TO DO:
Copy the lines from the start of the records below through the line containing "txt = '#595959'", both included, and leave out the pictures.

(Rows from a dataset)
((

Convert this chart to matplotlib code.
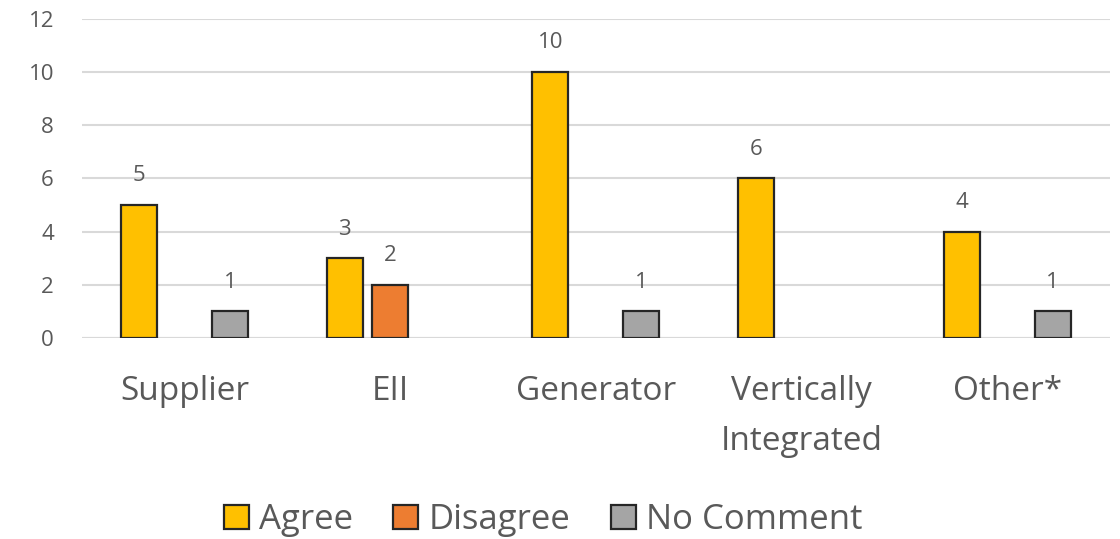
import numpy as np
import matplotlib.pyplot as plt

categories = ['Supplier', 'EII', 'Generator', 'Vertically\nIntegrated', 'Other*']
agree = [5, 3, 10, 6, 4]
disagree = [0, 2, 0, 0, 0]
no_comment = [1, 0, 1, 0, 1]

plt.rcParams['font.family'] = ['Open Sans', 'DejaVu Sans']
txt = '#595959'

fig = plt.figure(figsize=(11.2, 5.39), dpi=100)
ax = fig.add_axes([0.073, 0.373, 0.918, 0.592])

x = np.arange(len(categories))
w = 0.175
off = 0.221
series = [
    ('Agree', agree, '#FFC000', -off),
    ('Disagree', disagree, '#ED7D31', 0),
    ('No Comment', no_comment, '#A5A5A5', off),
]
for name, vals, col, dx in series:
    vals = np.array(vals, dtype=float)
    shown = np.where(vals > 0, vals, np.nan)
    ax.bar(x + dx, shown, w, color=col, edgecolor='#262626',
           linewidth=1.6, label=name, zorder=3)
    for xi, v in zip(x + dx, vals):
        if v > 0:
            ax.text(xi, v + 0.7, f'{int(v)}', ha='center', va='bottom',
                    fontsize=16, color=txt)

ax.set_xlim(-0.5, len(categories) - 0.5)
ax.set_ylim(0, 12)
ax.set_yticks(range(0, 13, 2))
ax.yaxis.grid(True, color='#D9D9D9', linewidth=1.5, zorder=0)
ax.set_axisbelow(True)
for s in ax.spines.values():
    s.set_visible(False)
ax.tick_params(axis='both', length=0, colors=txt)
ax.tick_params(axis='y', labelsize=16, pad=20)
ax.set_xticks(x)
ax.set_xticklabels(categories, fontsize=24, color=txt, va='top', linespacing=1.65)
ax.tick_params(axis='x', pad=27)
ax.axhline(0, color='#D9D9D9', linewidth=1.5, zorder=1)

fig.legend(loc='center', bbox_to_anchor=(0.485, 0.035), ncol=3, frameon=False,
           fontsize=25, handlelength=0.72, handleheight=0.72, handletextpad=0.3,
           columnspacing=1.15, labelcolor=txt)

fig.savefig('out.png', dpi=100)
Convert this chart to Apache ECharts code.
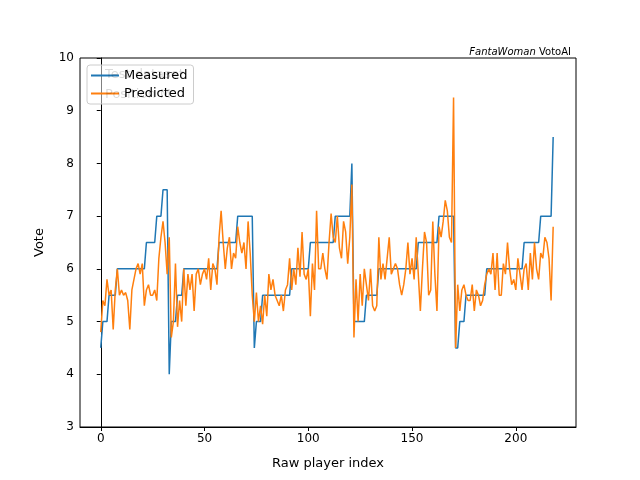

))

RESPONSE TO THIS TASK:
Convert this chart to matplotlib code.
import numpy as np
import matplotlib.pyplot as plt

categories = ['Supplier', 'EII', 'Generator', 'Vertically\nIntegrated', 'Other*']
agree = [5, 3, 10, 6, 4]
disagree = [0, 2, 0, 0, 0]
no_comment = [1, 0, 1, 0, 1]

plt.rcParams['font.family'] = ['Open Sans', 'DejaVu Sans']
txt = '#595959'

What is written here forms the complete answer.